SUPPLIED RECORDS:
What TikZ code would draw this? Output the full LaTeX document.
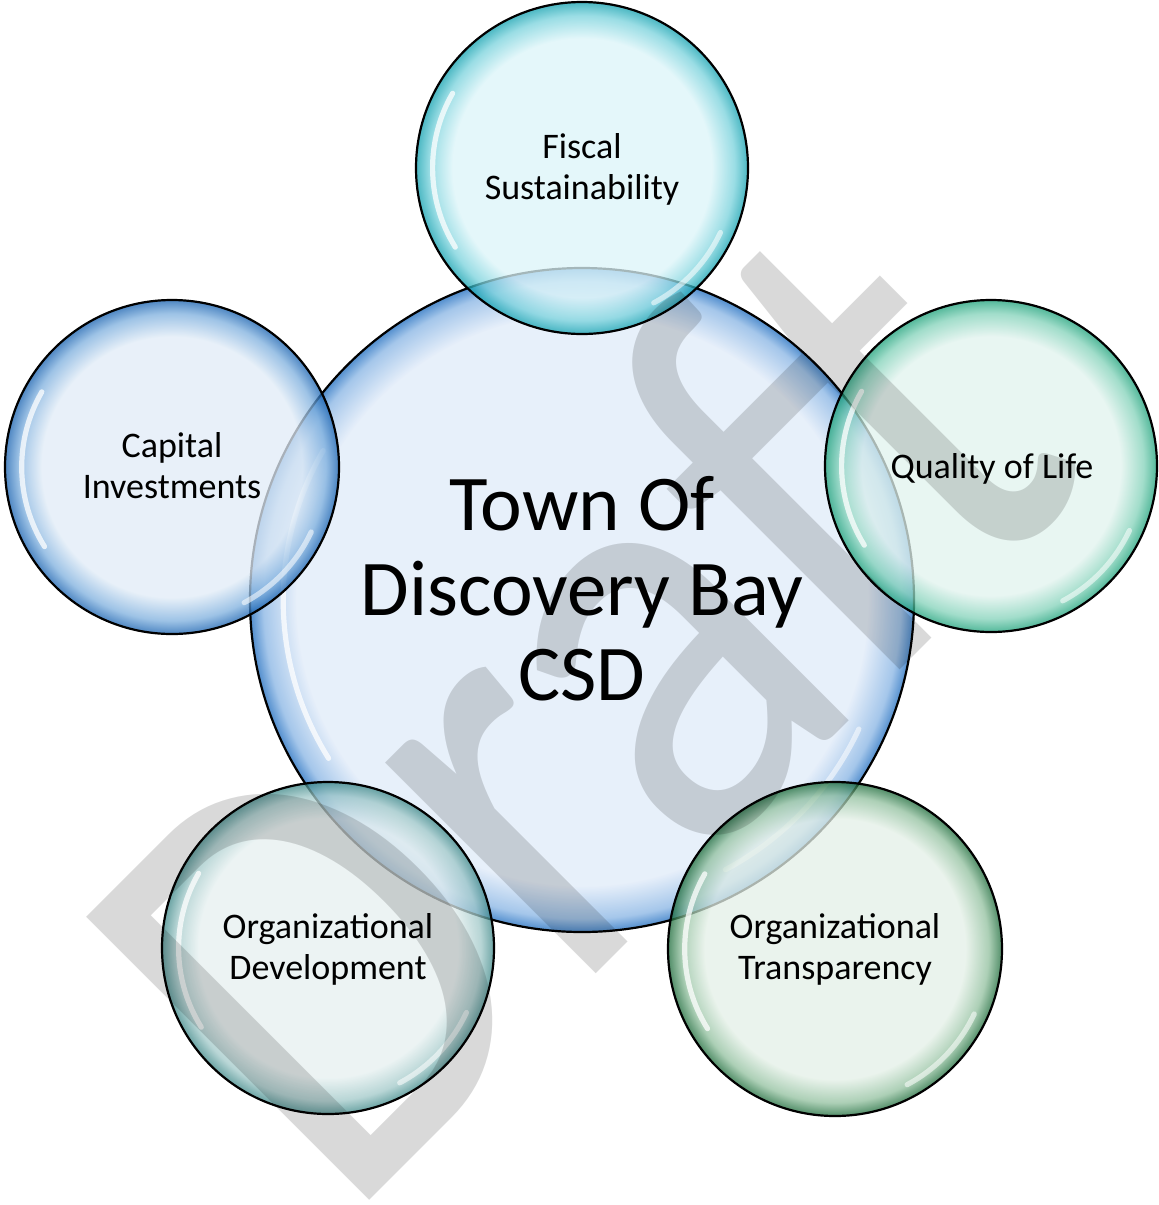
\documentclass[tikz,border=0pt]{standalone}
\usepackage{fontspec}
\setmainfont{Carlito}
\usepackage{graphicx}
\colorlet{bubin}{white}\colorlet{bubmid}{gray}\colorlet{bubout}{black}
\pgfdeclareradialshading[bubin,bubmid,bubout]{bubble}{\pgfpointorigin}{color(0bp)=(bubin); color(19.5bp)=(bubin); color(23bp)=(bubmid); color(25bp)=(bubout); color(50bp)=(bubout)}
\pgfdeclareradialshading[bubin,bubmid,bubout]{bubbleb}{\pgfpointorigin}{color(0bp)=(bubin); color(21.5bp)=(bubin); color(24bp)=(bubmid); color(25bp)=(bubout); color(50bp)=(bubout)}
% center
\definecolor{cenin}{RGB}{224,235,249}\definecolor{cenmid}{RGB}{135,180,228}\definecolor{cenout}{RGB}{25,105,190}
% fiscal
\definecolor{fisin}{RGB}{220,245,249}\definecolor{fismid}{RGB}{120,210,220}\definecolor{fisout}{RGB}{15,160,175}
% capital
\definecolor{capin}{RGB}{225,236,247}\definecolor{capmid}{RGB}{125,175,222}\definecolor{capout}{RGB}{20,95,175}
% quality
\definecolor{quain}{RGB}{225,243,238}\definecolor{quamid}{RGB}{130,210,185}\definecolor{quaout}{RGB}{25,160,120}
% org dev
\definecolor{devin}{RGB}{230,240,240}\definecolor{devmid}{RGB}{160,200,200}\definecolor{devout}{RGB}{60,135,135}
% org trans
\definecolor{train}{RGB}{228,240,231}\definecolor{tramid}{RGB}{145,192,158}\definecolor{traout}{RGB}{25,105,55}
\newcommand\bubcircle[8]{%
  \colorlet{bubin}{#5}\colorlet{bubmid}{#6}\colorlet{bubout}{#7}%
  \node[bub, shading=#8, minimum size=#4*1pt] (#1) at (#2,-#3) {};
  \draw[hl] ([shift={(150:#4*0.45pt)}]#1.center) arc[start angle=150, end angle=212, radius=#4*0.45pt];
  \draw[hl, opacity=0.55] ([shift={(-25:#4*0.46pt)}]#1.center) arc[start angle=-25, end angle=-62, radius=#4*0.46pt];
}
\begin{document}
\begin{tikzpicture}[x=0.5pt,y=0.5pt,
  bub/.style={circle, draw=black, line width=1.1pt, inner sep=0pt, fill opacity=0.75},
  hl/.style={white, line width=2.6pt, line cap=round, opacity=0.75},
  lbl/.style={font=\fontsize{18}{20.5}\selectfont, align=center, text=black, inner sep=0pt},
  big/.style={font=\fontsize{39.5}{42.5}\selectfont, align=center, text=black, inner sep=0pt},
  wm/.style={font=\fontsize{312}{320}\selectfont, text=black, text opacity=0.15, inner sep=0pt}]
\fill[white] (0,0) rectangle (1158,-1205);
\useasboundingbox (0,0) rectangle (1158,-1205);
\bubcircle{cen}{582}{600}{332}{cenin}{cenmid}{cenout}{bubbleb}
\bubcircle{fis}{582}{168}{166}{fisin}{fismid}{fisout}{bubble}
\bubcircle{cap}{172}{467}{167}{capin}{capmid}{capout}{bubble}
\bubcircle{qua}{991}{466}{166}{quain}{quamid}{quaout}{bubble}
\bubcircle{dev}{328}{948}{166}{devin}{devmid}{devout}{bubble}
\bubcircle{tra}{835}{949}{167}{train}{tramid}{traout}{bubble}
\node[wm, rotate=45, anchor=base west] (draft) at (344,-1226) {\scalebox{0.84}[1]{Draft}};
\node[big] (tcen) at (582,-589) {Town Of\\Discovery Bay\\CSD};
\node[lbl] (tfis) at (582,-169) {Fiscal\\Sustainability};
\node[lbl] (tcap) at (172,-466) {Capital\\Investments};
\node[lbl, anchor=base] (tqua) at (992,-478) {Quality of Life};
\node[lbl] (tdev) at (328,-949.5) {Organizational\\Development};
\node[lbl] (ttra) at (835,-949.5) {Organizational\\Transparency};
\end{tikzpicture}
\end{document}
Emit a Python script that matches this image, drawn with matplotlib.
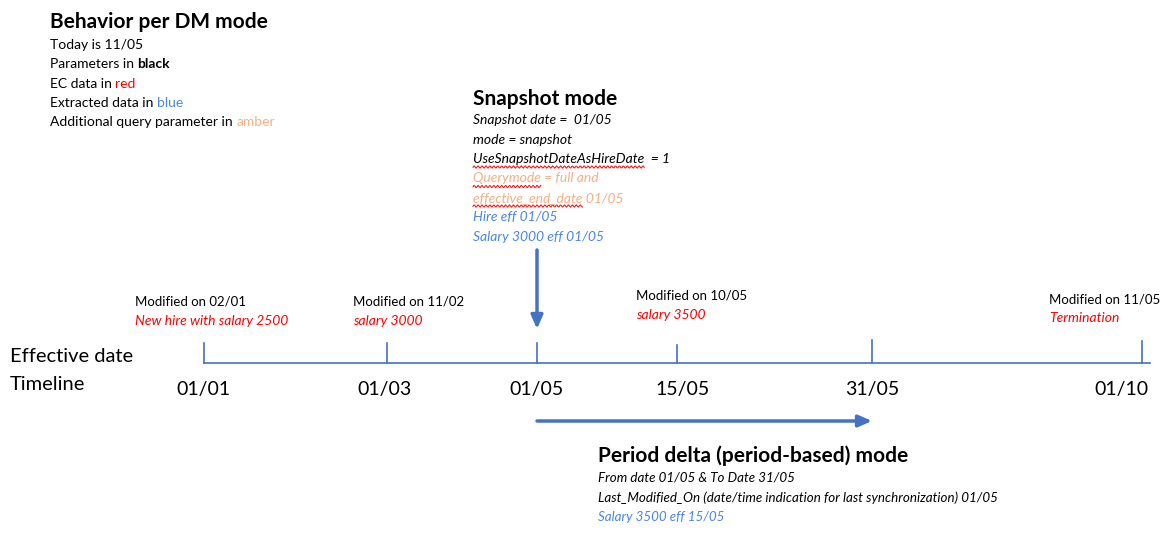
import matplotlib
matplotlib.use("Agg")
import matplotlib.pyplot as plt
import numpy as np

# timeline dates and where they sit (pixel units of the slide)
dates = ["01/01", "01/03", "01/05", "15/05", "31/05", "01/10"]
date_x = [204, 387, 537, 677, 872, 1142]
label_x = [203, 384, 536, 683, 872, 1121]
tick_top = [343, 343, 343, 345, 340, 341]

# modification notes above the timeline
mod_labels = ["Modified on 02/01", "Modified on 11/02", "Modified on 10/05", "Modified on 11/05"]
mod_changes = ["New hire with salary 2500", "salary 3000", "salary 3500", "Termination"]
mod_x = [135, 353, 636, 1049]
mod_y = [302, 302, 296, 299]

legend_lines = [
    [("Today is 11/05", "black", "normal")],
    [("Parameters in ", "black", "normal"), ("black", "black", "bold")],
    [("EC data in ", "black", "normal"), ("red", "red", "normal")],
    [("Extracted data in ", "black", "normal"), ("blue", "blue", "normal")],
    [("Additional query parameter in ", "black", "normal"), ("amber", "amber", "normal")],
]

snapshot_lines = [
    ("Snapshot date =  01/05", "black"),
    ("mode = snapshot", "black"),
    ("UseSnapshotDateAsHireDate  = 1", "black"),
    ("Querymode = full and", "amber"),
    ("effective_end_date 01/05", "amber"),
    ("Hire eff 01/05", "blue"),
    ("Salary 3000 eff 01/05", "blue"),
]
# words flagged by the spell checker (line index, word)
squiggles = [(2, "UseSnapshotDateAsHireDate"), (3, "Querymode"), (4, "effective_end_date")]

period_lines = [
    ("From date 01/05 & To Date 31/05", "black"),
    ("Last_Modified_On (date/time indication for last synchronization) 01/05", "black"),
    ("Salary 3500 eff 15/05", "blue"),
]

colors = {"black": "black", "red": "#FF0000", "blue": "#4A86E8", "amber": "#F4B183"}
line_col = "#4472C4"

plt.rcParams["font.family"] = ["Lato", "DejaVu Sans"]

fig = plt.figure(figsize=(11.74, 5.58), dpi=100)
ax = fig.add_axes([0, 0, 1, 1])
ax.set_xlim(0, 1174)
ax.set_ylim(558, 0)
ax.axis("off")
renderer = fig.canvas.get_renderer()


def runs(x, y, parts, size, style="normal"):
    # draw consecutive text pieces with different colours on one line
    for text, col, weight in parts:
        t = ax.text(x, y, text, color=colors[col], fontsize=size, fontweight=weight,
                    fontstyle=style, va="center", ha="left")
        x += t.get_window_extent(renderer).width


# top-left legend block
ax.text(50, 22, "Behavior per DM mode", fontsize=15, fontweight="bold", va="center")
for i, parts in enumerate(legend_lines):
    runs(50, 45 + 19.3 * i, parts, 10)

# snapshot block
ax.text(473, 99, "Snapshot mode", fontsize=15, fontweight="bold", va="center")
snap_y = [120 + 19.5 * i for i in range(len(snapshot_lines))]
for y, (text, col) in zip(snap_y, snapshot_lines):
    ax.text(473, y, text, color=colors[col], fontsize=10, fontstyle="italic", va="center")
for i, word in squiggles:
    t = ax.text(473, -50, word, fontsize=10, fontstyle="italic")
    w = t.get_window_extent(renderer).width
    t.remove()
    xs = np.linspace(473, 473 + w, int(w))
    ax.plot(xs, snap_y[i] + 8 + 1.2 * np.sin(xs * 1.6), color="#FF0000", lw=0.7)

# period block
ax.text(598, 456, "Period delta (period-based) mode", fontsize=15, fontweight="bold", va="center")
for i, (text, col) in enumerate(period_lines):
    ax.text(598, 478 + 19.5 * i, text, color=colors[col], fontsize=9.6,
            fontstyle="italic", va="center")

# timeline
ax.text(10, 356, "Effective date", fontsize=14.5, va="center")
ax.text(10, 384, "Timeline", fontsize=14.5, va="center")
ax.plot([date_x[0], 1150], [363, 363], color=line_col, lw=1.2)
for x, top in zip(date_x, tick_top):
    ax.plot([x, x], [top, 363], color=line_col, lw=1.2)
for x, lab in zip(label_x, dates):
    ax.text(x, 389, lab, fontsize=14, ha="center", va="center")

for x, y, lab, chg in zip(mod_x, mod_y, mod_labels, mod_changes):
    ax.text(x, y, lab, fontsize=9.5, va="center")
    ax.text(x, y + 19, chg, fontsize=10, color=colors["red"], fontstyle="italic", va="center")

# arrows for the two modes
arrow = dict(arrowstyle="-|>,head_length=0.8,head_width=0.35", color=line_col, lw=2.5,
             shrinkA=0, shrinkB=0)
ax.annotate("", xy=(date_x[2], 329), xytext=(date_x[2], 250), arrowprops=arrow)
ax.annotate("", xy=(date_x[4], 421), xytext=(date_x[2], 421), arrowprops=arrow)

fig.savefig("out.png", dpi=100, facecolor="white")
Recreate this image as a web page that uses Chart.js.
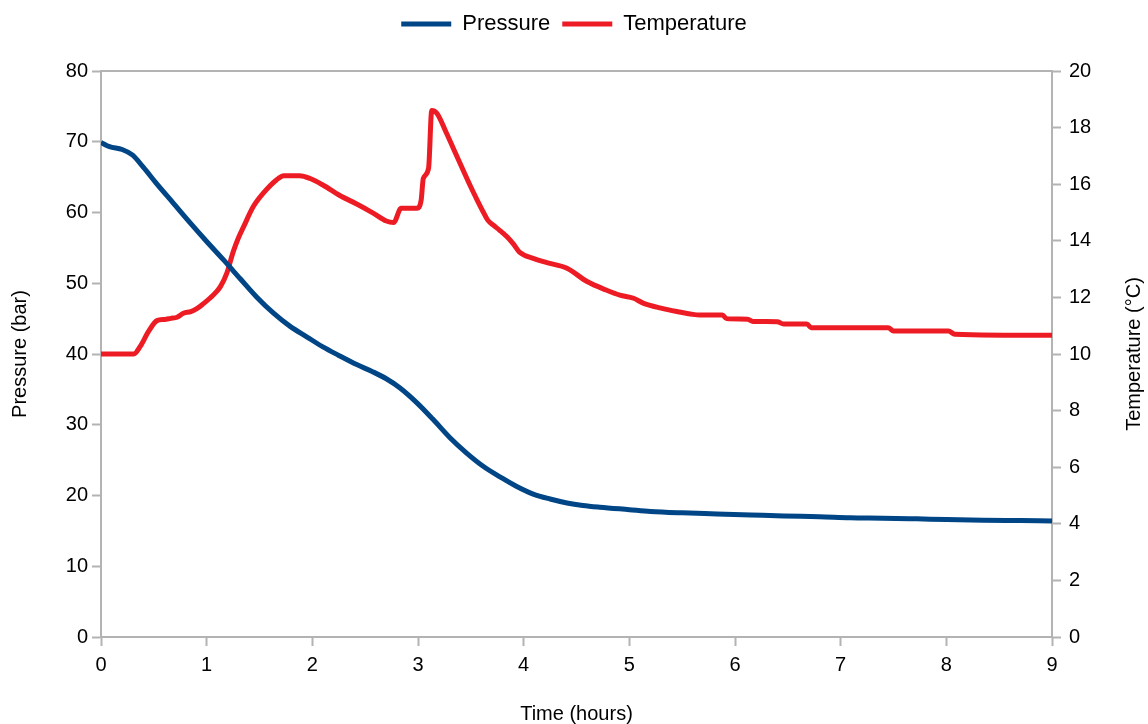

DIRECTION: Copy only what runs above from the line containing "Emit a Python" through the line containing "import numpy as np", exactly. Leave out the pictures.

FINISHED TASK:
Emit a Python script that matches this image, drawn with matplotlib.
import matplotlib
matplotlib.use("Agg")
import matplotlib.pyplot as plt
import numpy as np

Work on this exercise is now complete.